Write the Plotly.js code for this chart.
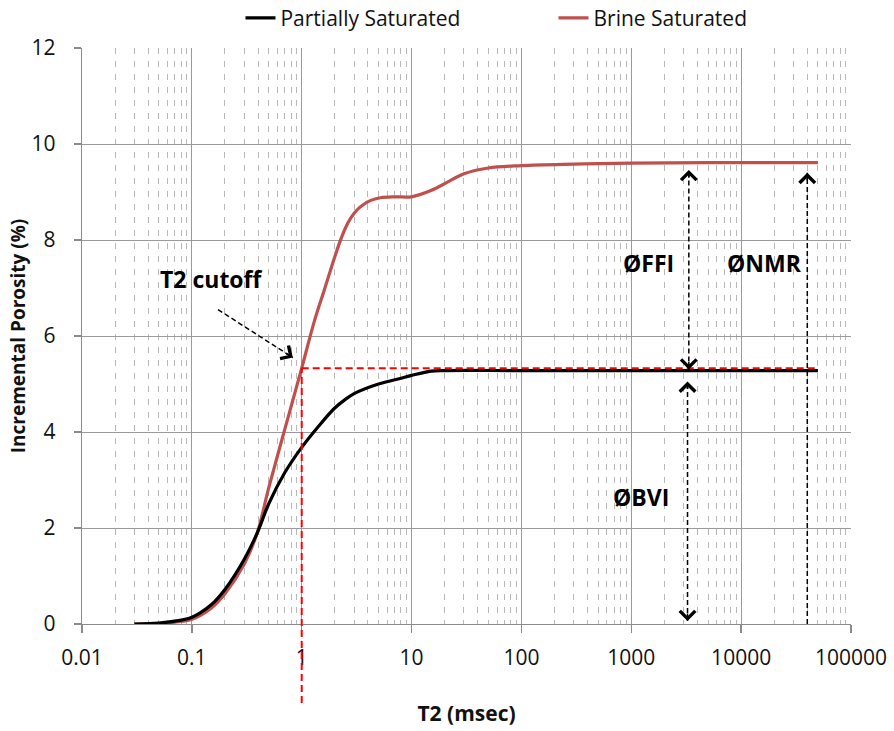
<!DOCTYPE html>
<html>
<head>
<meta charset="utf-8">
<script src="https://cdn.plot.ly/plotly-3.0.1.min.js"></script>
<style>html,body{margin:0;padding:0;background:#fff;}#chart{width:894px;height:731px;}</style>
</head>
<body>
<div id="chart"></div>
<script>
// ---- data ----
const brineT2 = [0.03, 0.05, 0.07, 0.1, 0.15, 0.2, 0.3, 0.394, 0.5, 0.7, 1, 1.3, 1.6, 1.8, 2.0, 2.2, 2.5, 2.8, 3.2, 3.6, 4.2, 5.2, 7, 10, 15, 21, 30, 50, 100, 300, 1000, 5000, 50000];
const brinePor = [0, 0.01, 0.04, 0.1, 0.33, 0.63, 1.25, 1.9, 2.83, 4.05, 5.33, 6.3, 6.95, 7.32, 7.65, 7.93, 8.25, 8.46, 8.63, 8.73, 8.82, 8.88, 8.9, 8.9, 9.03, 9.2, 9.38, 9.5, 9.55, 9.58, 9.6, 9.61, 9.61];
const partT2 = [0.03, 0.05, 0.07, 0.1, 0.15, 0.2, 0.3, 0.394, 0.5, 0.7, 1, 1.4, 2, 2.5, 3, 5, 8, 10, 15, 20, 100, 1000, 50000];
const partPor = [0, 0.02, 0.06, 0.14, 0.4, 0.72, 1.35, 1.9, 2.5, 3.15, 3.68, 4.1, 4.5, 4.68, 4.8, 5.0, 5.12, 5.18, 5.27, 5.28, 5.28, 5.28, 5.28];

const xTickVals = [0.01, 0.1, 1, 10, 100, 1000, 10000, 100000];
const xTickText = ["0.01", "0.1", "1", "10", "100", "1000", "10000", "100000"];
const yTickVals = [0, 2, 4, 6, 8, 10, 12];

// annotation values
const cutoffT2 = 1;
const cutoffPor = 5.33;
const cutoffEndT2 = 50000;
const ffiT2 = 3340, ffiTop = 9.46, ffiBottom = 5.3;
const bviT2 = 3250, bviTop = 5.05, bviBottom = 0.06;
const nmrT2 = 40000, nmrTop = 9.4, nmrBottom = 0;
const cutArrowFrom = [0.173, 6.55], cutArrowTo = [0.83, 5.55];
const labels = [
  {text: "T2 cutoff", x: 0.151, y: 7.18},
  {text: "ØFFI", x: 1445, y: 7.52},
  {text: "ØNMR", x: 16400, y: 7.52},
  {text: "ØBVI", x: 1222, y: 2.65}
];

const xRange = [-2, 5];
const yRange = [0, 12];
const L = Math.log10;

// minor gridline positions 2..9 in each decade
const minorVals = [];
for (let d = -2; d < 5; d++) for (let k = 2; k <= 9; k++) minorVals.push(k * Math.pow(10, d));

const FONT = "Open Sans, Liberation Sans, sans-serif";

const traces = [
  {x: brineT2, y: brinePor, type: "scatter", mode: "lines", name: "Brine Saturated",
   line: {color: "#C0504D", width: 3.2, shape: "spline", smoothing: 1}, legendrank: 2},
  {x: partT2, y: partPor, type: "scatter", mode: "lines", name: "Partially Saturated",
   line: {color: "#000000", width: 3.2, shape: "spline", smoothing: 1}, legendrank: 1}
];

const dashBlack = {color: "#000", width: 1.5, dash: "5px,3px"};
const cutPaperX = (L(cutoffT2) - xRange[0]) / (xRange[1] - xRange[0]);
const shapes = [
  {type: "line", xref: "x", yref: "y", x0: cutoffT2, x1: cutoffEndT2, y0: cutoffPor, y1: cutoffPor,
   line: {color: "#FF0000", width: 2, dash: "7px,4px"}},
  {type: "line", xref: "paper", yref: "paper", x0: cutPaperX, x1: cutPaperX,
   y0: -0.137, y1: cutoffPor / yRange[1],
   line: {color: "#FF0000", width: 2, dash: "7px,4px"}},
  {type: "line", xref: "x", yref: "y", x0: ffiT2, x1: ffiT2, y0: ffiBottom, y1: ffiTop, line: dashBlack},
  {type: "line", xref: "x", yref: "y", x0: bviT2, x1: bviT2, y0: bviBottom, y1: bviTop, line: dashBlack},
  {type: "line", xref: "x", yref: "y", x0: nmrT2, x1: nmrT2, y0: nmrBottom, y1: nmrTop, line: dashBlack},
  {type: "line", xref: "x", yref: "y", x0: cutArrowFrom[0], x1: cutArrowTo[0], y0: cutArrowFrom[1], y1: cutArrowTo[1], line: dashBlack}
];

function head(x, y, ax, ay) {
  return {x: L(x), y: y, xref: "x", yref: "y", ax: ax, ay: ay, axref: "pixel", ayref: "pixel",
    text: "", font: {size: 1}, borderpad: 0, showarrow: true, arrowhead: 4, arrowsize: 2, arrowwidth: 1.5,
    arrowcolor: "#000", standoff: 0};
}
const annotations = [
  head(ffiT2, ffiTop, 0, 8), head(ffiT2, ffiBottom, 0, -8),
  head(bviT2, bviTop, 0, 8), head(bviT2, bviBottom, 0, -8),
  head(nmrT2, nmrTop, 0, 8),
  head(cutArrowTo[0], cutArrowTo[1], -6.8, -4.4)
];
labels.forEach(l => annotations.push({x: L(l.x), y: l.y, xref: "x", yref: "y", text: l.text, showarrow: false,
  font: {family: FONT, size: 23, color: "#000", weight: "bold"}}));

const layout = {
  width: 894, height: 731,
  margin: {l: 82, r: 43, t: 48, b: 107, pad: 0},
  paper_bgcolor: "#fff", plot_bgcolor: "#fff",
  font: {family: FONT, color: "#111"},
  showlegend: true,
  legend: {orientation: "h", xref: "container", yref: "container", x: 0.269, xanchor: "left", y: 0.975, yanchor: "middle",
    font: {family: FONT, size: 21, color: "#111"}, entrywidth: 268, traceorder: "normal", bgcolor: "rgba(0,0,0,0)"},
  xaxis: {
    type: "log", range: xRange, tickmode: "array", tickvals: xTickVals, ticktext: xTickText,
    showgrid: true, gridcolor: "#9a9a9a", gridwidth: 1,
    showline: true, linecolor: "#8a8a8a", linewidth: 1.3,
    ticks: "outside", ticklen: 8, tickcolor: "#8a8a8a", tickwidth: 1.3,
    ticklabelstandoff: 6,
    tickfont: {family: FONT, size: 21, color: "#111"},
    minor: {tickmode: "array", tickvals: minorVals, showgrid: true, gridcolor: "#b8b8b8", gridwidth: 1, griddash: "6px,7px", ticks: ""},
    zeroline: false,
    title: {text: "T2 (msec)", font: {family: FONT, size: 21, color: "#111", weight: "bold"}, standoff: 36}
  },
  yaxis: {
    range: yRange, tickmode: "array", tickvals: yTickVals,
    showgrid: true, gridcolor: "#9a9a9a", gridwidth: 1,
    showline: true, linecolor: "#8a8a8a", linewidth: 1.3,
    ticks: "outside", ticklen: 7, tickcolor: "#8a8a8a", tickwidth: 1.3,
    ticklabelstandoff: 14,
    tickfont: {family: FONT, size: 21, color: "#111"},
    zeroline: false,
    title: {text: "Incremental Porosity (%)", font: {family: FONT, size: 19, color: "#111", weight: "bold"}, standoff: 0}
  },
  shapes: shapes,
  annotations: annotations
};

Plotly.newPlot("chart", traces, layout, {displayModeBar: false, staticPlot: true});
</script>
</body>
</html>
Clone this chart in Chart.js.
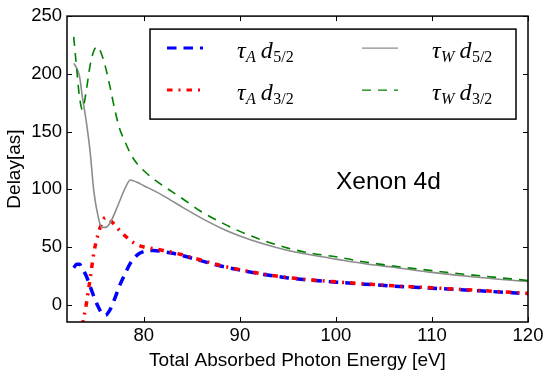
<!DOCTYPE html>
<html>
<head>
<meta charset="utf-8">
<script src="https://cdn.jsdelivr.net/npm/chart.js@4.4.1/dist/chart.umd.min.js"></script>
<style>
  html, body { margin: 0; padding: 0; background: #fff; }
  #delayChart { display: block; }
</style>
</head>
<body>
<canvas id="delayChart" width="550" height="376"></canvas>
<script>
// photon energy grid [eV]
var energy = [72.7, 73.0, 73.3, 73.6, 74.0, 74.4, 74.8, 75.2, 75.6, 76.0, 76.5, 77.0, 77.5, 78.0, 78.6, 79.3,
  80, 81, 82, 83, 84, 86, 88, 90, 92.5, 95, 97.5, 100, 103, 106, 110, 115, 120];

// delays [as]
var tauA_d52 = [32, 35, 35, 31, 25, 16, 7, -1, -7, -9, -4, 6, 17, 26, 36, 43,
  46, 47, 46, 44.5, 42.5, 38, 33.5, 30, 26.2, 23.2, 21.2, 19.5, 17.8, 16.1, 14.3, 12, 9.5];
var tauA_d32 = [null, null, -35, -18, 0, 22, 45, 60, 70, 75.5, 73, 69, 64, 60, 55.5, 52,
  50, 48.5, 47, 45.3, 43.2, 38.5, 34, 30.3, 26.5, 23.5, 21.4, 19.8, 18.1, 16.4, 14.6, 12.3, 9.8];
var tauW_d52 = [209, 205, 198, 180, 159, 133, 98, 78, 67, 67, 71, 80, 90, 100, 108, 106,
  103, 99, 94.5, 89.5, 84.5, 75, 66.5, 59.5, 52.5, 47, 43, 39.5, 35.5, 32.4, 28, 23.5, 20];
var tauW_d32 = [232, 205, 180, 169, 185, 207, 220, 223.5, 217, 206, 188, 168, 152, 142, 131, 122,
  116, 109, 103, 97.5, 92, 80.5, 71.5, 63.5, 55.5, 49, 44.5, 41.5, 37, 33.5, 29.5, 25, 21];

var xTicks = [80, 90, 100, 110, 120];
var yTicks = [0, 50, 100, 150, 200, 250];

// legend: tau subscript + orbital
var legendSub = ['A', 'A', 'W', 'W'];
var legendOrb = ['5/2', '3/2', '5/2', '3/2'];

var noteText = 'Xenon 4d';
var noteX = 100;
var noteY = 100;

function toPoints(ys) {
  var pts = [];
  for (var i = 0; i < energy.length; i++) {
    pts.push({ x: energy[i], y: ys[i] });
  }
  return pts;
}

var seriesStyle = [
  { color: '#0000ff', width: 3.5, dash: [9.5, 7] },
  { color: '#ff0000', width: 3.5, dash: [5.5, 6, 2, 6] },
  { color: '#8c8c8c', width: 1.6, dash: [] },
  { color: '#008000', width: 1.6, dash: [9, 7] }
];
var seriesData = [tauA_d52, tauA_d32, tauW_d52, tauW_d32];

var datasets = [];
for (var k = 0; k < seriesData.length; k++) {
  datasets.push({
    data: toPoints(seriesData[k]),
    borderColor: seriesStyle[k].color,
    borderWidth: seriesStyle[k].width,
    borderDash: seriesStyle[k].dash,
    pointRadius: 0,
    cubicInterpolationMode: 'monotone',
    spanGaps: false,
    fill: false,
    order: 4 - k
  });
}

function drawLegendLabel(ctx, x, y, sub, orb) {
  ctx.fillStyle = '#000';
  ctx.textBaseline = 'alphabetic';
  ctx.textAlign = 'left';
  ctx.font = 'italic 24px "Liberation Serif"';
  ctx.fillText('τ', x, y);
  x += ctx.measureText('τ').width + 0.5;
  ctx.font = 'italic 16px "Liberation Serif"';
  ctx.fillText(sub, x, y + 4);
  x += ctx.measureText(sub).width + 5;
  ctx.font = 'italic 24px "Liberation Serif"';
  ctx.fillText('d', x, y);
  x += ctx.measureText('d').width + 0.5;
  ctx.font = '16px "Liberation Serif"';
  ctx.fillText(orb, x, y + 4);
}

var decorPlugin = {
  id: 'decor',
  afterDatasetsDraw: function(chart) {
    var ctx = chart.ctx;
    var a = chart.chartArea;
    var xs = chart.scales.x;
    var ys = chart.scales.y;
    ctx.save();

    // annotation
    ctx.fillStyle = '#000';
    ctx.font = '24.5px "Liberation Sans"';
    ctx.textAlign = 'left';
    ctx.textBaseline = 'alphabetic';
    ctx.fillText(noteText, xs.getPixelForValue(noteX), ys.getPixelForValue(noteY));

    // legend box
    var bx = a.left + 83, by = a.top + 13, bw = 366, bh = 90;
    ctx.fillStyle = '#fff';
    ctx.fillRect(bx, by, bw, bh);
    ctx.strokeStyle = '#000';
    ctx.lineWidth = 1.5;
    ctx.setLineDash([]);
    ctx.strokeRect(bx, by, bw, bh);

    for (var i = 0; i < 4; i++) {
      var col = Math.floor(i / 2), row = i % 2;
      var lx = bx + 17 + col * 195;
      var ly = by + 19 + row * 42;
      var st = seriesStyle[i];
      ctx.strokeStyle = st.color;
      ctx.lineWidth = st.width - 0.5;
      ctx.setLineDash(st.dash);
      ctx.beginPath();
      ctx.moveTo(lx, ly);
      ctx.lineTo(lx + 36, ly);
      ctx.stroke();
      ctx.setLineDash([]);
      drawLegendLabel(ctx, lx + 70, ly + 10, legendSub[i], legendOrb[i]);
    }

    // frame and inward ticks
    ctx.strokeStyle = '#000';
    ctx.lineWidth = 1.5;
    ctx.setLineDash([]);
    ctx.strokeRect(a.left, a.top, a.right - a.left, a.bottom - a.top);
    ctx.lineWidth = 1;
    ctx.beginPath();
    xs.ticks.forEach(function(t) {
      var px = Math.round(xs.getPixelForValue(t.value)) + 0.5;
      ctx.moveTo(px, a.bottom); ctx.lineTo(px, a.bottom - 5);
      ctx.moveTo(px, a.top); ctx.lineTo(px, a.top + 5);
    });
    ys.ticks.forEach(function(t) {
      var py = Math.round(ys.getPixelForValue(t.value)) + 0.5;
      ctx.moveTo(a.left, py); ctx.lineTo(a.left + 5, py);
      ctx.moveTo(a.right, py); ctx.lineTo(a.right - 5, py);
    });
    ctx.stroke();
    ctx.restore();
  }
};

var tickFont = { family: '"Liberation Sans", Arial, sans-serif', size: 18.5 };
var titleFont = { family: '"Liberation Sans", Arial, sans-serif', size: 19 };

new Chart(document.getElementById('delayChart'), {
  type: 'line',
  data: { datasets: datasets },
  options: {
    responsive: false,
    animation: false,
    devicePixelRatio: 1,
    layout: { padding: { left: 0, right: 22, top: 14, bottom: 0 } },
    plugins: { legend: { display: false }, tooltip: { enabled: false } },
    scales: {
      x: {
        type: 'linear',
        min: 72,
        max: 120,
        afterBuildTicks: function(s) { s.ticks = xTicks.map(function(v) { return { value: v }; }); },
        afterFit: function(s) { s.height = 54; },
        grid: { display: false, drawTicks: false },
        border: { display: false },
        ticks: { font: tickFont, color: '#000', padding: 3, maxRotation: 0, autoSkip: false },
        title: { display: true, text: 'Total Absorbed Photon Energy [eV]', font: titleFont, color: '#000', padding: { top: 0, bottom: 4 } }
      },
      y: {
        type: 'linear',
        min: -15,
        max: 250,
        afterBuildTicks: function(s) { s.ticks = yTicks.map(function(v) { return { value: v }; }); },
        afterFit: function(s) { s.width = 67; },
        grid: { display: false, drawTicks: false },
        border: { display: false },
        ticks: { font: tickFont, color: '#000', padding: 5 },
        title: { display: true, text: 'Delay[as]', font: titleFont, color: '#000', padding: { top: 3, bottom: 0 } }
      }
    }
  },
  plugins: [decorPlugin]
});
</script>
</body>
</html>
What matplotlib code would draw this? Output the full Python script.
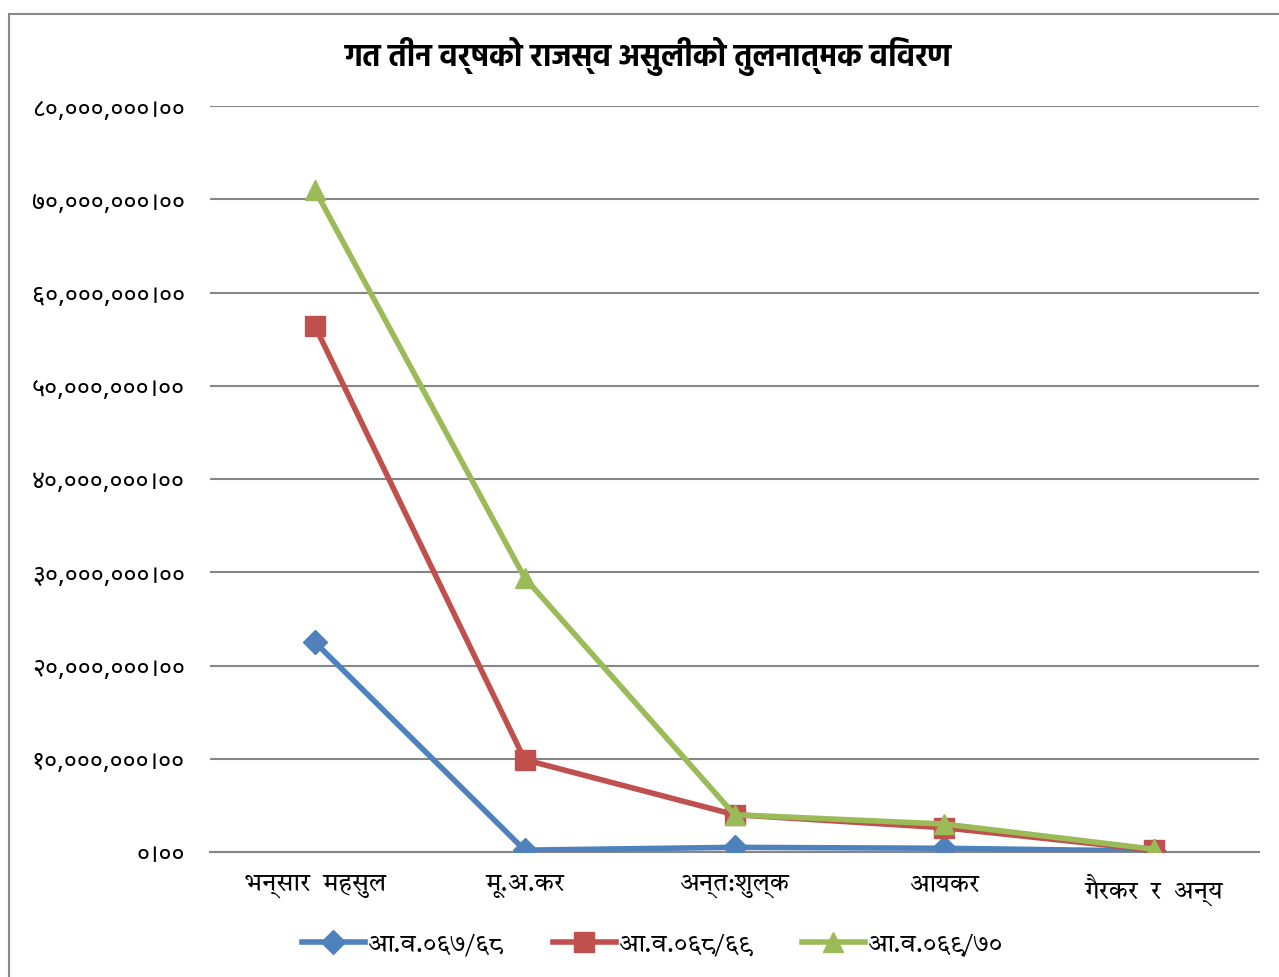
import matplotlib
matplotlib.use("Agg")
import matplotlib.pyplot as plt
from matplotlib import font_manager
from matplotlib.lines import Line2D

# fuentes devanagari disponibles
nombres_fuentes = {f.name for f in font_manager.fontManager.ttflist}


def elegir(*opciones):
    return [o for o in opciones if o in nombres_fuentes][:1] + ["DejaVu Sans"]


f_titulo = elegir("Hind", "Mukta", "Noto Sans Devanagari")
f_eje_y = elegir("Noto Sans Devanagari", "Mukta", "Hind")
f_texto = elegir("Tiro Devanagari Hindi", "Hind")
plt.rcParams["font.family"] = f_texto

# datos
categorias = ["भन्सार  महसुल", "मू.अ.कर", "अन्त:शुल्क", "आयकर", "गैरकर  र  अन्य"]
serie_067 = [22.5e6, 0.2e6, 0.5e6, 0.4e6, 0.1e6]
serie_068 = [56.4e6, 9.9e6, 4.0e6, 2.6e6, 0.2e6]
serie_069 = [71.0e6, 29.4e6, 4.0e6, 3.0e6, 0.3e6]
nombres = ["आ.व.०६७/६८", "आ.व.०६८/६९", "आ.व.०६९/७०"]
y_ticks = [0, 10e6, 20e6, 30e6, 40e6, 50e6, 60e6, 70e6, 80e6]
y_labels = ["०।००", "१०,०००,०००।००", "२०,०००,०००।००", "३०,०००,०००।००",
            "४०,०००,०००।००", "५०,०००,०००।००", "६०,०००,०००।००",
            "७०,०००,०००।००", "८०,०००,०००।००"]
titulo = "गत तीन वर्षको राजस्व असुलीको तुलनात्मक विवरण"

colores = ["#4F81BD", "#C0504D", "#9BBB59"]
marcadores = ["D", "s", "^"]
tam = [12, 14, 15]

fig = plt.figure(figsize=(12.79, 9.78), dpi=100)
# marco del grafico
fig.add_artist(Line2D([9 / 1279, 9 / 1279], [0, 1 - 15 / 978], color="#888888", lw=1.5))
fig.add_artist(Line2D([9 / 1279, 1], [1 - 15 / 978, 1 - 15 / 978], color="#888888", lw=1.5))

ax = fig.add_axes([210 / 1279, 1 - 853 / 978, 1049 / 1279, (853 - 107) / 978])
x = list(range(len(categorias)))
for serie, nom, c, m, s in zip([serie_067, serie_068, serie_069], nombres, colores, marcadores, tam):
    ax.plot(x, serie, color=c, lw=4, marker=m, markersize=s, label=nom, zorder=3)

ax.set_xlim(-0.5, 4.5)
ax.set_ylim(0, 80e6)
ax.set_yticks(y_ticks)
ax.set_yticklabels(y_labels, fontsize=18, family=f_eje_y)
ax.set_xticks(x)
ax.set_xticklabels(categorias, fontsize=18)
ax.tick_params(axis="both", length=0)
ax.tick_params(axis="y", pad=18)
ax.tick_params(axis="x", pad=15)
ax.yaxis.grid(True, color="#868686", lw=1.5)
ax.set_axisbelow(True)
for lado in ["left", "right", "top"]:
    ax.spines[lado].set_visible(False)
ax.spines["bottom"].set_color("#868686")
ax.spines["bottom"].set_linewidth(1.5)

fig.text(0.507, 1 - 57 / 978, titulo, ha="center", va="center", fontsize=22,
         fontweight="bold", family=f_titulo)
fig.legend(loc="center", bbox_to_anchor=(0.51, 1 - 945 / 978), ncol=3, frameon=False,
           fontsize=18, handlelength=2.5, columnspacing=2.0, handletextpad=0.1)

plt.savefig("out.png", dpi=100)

**Task directions**.
Without any pictures, reproduce the lines from the first one in the material through the line that has "const yTickVals = [0, 2, 4, 6, 8, 10, 12];", exactly as they appear.

**Result of this exercise**.
Write the Plotly.js code for this chart.
<!DOCTYPE html>
<html>
<head>
<meta charset="utf-8">
<script src="https://cdn.plot.ly/plotly-3.0.1.min.js"></script>
<style>html,body{margin:0;padding:0;background:#fff;}#chart{width:894px;height:731px;}</style>
</head>
<body>
<div id="chart"></div>
<script>
// ---- data ----
const brineT2 = [0.03, 0.05, 0.07, 0.1, 0.15, 0.2, 0.3, 0.394, 0.5, 0.7, 1, 1.3, 1.6, 1.8, 2.0, 2.2, 2.5, 2.8, 3.2, 3.6, 4.2, 5.2, 7, 10, 15, 21, 30, 50, 100, 300, 1000, 5000, 50000];
const brinePor = [0, 0.01, 0.04, 0.1, 0.33, 0.63, 1.25, 1.9, 2.83, 4.05, 5.33, 6.3, 6.95, 7.32, 7.65, 7.93, 8.25, 8.46, 8.63, 8.73, 8.82, 8.88, 8.9, 8.9, 9.03, 9.2, 9.38, 9.5, 9.55, 9.58, 9.6, 9.61, 9.61];
const partT2 = [0.03, 0.05, 0.07, 0.1, 0.15, 0.2, 0.3, 0.394, 0.5, 0.7, 1, 1.4, 2, 2.5, 3, 5, 8, 10, 15, 20, 100, 1000, 50000];
const partPor = [0, 0.02, 0.06, 0.14, 0.4, 0.72, 1.35, 1.9, 2.5, 3.15, 3.68, 4.1, 4.5, 4.68, 4.8, 5.0, 5.12, 5.18, 5.27, 5.28, 5.28, 5.28, 5.28];

const xTickVals = [0.01, 0.1, 1, 10, 100, 1000, 10000, 100000];
const xTickText = ["0.01", "0.1", "1", "10", "100", "1000", "10000", "100000"];
const yTickVals = [0, 2, 4, 6, 8, 10, 12];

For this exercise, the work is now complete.